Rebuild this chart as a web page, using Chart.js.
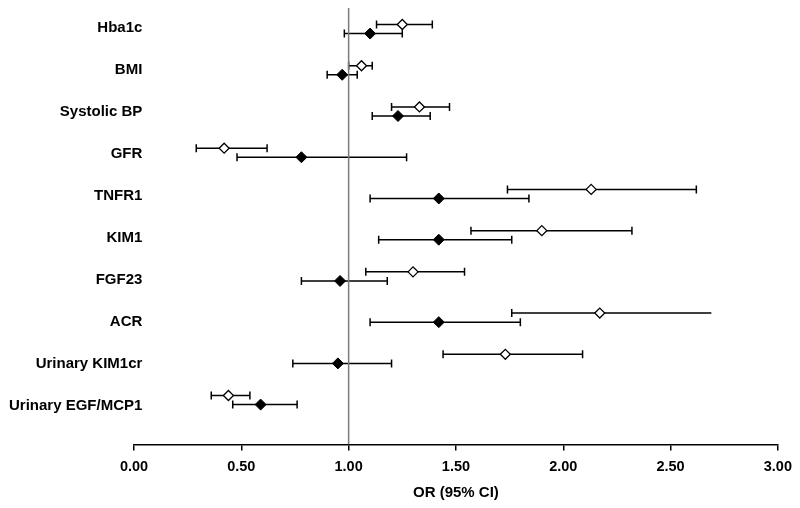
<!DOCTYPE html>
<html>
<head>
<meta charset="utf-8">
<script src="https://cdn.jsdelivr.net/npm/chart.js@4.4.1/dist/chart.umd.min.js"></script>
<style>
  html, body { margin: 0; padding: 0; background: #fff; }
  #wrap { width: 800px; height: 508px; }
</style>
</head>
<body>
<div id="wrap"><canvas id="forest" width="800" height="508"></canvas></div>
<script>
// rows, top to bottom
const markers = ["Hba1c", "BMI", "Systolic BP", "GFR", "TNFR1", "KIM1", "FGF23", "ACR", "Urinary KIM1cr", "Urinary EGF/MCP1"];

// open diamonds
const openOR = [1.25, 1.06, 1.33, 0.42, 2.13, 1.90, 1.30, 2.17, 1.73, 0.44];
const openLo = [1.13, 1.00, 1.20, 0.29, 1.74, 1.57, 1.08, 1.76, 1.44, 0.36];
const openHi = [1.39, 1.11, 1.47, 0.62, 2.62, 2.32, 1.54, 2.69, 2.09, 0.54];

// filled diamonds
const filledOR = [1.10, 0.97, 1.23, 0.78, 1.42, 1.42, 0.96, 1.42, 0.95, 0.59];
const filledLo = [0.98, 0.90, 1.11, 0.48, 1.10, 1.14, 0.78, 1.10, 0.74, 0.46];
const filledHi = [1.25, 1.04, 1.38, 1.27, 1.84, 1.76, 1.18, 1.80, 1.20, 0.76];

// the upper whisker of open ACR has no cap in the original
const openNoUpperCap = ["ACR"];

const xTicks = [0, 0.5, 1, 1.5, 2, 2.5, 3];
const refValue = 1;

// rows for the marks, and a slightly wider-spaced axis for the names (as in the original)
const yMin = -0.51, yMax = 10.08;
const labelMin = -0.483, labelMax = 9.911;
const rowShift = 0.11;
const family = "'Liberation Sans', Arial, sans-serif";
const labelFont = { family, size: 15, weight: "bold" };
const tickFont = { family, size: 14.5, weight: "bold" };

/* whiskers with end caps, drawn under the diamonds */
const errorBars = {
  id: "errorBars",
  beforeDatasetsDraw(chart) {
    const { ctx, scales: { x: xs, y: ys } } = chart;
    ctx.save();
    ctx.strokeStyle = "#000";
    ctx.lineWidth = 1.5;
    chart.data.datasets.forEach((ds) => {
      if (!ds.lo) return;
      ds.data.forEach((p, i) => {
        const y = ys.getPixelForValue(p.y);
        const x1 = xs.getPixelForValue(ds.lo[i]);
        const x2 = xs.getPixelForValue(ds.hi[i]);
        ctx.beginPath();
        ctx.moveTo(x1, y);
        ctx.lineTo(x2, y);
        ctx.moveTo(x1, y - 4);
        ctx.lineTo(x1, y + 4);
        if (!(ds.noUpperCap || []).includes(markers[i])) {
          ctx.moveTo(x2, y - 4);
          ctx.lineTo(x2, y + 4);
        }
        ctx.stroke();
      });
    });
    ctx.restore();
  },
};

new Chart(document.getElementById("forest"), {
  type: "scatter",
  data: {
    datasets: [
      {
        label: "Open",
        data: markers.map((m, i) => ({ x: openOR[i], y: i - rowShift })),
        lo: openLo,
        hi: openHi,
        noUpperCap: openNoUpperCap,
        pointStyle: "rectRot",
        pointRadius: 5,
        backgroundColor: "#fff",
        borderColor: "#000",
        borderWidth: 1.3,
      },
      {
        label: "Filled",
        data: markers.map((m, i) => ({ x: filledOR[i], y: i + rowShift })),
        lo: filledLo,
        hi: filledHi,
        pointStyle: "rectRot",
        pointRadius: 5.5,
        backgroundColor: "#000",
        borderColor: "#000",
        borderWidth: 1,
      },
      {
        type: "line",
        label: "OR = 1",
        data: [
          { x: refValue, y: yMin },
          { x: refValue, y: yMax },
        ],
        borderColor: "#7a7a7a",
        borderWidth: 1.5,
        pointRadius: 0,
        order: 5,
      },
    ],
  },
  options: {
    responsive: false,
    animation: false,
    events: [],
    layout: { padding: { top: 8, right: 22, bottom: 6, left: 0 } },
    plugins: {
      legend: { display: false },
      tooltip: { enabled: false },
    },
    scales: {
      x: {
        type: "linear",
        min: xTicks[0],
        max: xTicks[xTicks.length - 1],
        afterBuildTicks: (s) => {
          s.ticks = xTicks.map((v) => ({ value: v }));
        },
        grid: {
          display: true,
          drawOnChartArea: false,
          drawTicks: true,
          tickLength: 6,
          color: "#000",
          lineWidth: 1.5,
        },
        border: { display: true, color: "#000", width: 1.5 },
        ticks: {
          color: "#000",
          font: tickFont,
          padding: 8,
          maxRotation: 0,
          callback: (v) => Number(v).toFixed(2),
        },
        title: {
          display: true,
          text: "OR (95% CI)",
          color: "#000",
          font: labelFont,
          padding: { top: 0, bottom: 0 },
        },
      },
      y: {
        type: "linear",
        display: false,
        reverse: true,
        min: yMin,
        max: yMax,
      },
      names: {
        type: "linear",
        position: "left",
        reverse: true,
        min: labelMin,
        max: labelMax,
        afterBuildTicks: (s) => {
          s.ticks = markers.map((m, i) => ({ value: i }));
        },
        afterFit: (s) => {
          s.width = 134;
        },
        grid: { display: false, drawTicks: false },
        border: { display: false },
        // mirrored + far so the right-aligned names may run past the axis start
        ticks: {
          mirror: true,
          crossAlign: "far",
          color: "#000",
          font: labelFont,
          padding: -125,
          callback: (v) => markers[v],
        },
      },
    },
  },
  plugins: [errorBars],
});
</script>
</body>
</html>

*Set exercise:* Pictures stay out. Print the data exactly, from its first line through the line containing "const refValue = 1;".

*Exercise output:*
Rebuild this chart as a web page, using Chart.js.
<!DOCTYPE html>
<html>
<head>
<meta charset="utf-8">
<script src="https://cdn.jsdelivr.net/npm/chart.js@4.4.1/dist/chart.umd.min.js"></script>
<style>
  html, body { margin: 0; padding: 0; background: #fff; }
  #wrap { width: 800px; height: 508px; }
</style>
</head>
<body>
<div id="wrap"><canvas id="forest" width="800" height="508"></canvas></div>
<script>
// rows, top to bottom
const markers = ["Hba1c", "BMI", "Systolic BP", "GFR", "TNFR1", "KIM1", "FGF23", "ACR", "Urinary KIM1cr", "Urinary EGF/MCP1"];

// open diamonds
const openOR = [1.25, 1.06, 1.33, 0.42, 2.13, 1.90, 1.30, 2.17, 1.73, 0.44];
const openLo = [1.13, 1.00, 1.20, 0.29, 1.74, 1.57, 1.08, 1.76, 1.44, 0.36];
const openHi = [1.39, 1.11, 1.47, 0.62, 2.62, 2.32, 1.54, 2.69, 2.09, 0.54];

// filled diamonds
const filledOR = [1.10, 0.97, 1.23, 0.78, 1.42, 1.42, 0.96, 1.42, 0.95, 0.59];
const filledLo = [0.98, 0.90, 1.11, 0.48, 1.10, 1.14, 0.78, 1.10, 0.74, 0.46];
const filledHi = [1.25, 1.04, 1.38, 1.27, 1.84, 1.76, 1.18, 1.80, 1.20, 0.76];

// the upper whisker of open ACR has no cap in the original
const openNoUpperCap = ["ACR"];

const xTicks = [0, 0.5, 1, 1.5, 2, 2.5, 3];
const refValue = 1;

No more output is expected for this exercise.